[Begin]

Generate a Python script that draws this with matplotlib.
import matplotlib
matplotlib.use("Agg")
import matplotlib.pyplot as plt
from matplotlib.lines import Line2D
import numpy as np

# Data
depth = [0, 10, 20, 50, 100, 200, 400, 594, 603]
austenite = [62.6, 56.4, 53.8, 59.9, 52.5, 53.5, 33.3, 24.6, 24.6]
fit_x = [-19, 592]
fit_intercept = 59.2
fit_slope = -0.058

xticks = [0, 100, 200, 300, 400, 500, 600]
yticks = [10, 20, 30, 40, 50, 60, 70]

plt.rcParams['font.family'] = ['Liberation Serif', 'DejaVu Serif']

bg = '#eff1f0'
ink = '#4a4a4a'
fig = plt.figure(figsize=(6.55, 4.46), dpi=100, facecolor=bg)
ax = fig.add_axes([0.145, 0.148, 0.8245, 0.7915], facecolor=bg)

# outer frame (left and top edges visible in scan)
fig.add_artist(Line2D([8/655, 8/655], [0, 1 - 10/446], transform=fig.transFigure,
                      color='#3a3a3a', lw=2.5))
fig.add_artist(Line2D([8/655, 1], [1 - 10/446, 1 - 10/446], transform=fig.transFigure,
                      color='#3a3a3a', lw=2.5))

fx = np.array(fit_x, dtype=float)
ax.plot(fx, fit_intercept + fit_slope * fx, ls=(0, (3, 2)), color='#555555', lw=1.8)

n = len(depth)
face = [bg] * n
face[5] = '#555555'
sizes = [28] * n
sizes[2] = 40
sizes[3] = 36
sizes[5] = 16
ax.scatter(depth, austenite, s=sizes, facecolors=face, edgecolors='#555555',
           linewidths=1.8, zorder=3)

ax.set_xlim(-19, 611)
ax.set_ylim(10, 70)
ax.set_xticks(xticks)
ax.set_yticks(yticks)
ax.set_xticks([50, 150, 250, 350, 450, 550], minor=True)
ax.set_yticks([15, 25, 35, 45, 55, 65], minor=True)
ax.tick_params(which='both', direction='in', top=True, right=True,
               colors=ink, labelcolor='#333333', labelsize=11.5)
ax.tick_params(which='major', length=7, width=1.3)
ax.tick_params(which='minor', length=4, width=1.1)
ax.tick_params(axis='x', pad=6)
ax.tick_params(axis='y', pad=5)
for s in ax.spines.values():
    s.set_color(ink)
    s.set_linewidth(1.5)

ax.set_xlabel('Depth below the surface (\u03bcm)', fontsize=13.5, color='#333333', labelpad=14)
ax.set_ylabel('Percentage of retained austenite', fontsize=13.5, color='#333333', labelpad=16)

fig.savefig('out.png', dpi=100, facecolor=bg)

[End]

Would you copy out each line exactly as written?

§ Task result
Generate a Python script that draws this with matplotlib.
import matplotlib
matplotlib.use("Agg")
import matplotlib.pyplot as plt
from matplotlib.lines import Line2D
import numpy as np

# Data
depth = [0, 10, 20, 50, 100, 200, 400, 594, 603]
austenite = [62.6, 56.4, 53.8, 59.9, 52.5, 53.5, 33.3, 24.6, 24.6]
fit_x = [-19, 592]
fit_intercept = 59.2
fit_slope = -0.058

xticks = [0, 100, 200, 300, 400, 500, 600]
yticks = [10, 20, 30, 40, 50, 60, 70]

plt.rcParams['font.family'] = ['Liberation Serif', 'DejaVu Serif']

bg = '#eff1f0'
ink = '#4a4a4a'
fig = plt.figure(figsize=(6.55, 4.46), dpi=100, facecolor=bg)
ax = fig.add_axes([0.145, 0.148, 0.8245, 0.7915], facecolor=bg)

# outer frame (left and top edges visible in scan)
fig.add_artist(Line2D([8/655, 8/655], [0, 1 - 10/446], transform=fig.transFigure,
                      color='#3a3a3a', lw=2.5))
fig.add_artist(Line2D([8/655, 1], [1 - 10/446, 1 - 10/446], transform=fig.transFigure,
                      color='#3a3a3a', lw=2.5))

fx = np.array(fit_x, dtype=float)
ax.plot(fx, fit_intercept + fit_slope * fx, ls=(0, (3, 2)), color='#555555', lw=1.8)

n = len(depth)
face = [bg] * n
face[5] = '#555555'
sizes = [28] * n
sizes[2] = 40
sizes[3] = 36
sizes[5] = 16
ax.scatter(depth, austenite, s=sizes, facecolors=face, edgecolors='#555555',
           linewidths=1.8, zorder=3)

ax.set_xlim(-19, 611)
ax.set_ylim(10, 70)
ax.set_xticks(xticks)
ax.set_yticks(yticks)
ax.set_xticks([50, 150, 250, 350, 450, 550], minor=True)
ax.set_yticks([15, 25, 35, 45, 55, 65], minor=True)
ax.tick_params(which='both', direction='in', top=True, right=True,
               colors=ink, labelcolor='#333333', labelsize=11.5)
ax.tick_params(which='major', length=7, width=1.3)
ax.tick_params(which='minor', length=4, width=1.1)
ax.tick_params(axis='x', pad=6)
ax.tick_params(axis='y', pad=5)
for s in ax.spines.values():
    s.set_color(ink)
    s.set_linewidth(1.5)

ax.set_xlabel('Depth below the surface (\u03bcm)', fontsize=13.5, color='#333333', labelpad=14)
ax.set_ylabel('Percentage of retained austenite', fontsize=13.5, color='#333333', labelpad=16)

fig.savefig('out.png', dpi=100, facecolor=bg)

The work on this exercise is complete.